Over the last few months, I’ve found myself repeatedly answering the question “What are common reasons for product failures. Great companies with very talented product professionals can have their fair share of “failures” and yet still recover. I’ll use the term “leaks” to address some of the mistakes I see repeated over and over. I have those, too. But, again, I’m not telling.
- Nobody Puts My Baby in a Corner - I see this most often from founders and product-minded CEOs, but this can also afflict product managers, architects and just about anyone who develops product concepts. This is the tendency to be so emotionally invested in your own product concept or product feature that you won’t/can’t listen to the market/customers/competitors/employees/spouses that are screaming at you to pivot or abandon the idea. BTW, I put this first in the list for a reason.
- Customers Just Don’t Understand - I fully appreciate the philosophy that you shouldn’t build a specific feature or create a specific product requested by your customers. Instead, you want to understand pain points and business imperatives. However, I am stunned at how I see customer feedback being treated as inconsequential. Which brings us to...
- Customer Said What? - You’d love to build value for your customers, but you don’t know what they want because you have no methodical and serious approach to any of the following: analytics, A/B testing, usability testing, customer feedback mechanisms, focus groups, regular site visits...and, whatever other mechanism will get you closer to your customer. Whether that customer is a consumer using a mobile app or a knowledge worker in a Fortune 50 company using premise-based software, you really should understand them.
- Customers? - OK, this is mostly for the very early stage companies with a brand new product. But, even before the product is built...especially before the product is built...you should be vetting ideas with target users. Wireframes, design comps and prototypes are all useful tools for garnering very early feedback.

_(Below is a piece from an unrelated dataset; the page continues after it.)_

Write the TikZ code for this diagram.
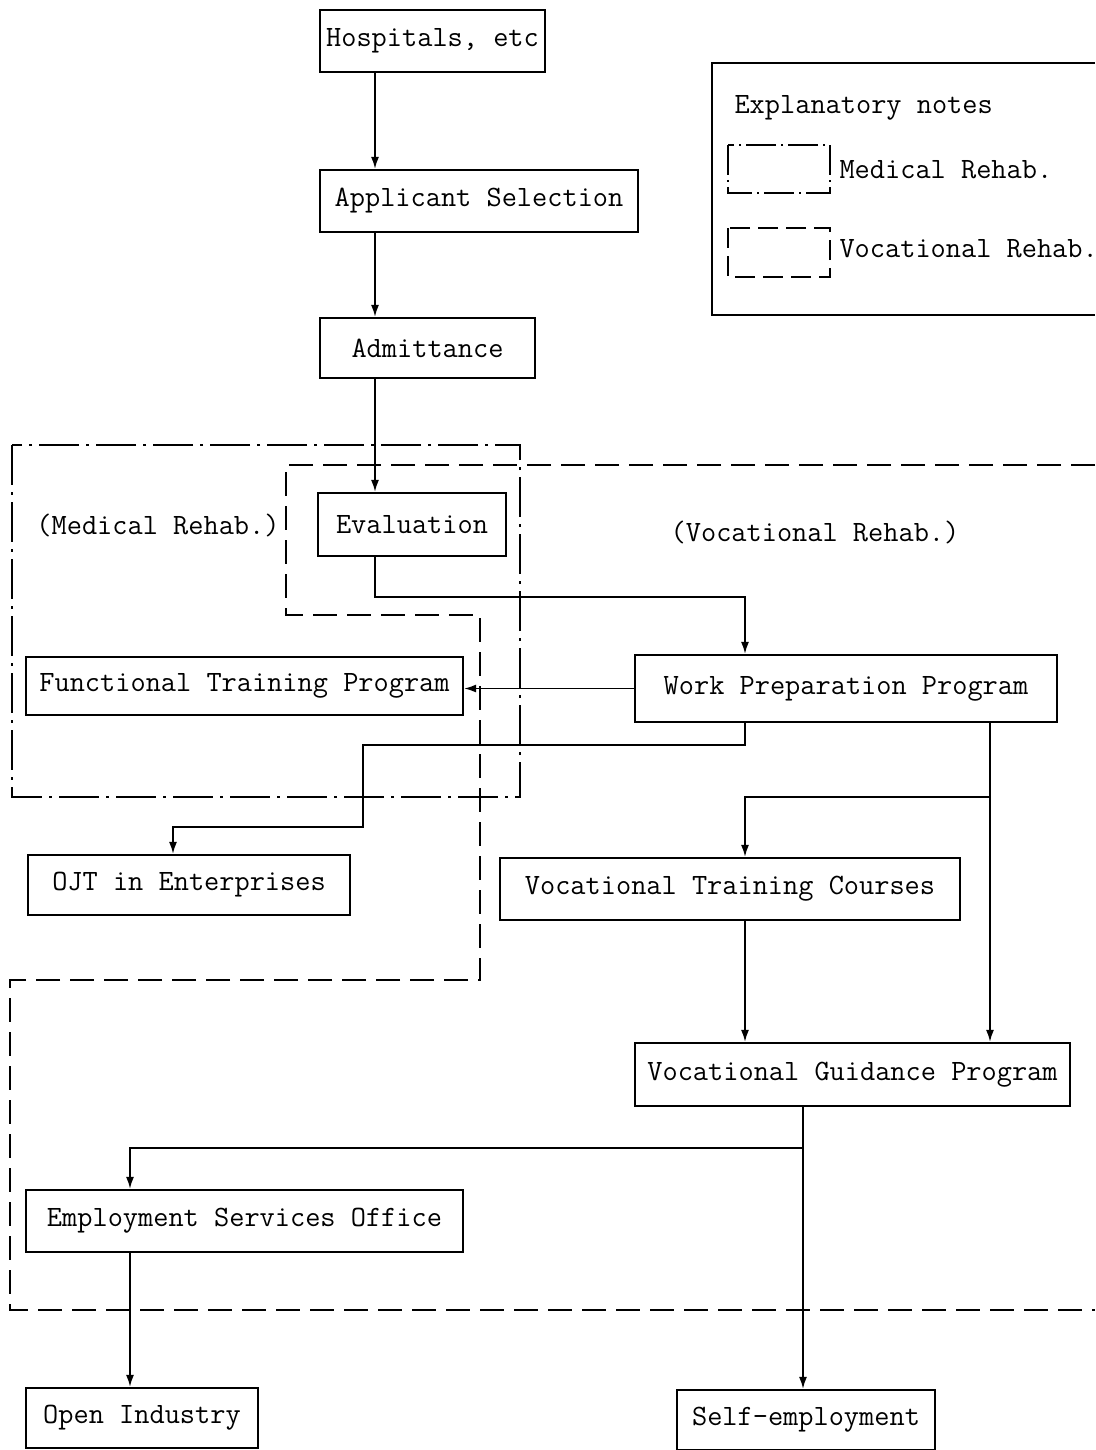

- We’re Gonna Need a Bigger Boat - Or a bigger server. Or more network bandwidth. Or more I/O. Or...whatever results in crushing scalability issues that bring the best products to their skinny little knees. No, you don’t necessarily need to architect for ultimate scalability in your early stage product. But, you better understand scalability issues and have a plan to get where you need to be well before you think you need to be there.
- Just Say Yes...Then No - I have never worked in a software product company where the product backlog wasn’t much, much bigger than the development team’s bandwidth. That is to be expected and you might as well get used to the tension that will arise from conflicting priorities. Product people don’t like to say No. Sales folks REALLY don’t like to say No. You will say No...you’ll just be doing it implicitly or explicitly. I prefer the latter. For every release, I recommend being very explicit about what you aren’t doing and why. Have that conversation early with key stakeholders. Don’t wait until the release to hear “But, I thought....”. Your “No” list should as carefully vetted and as well understood as your “Yes” list.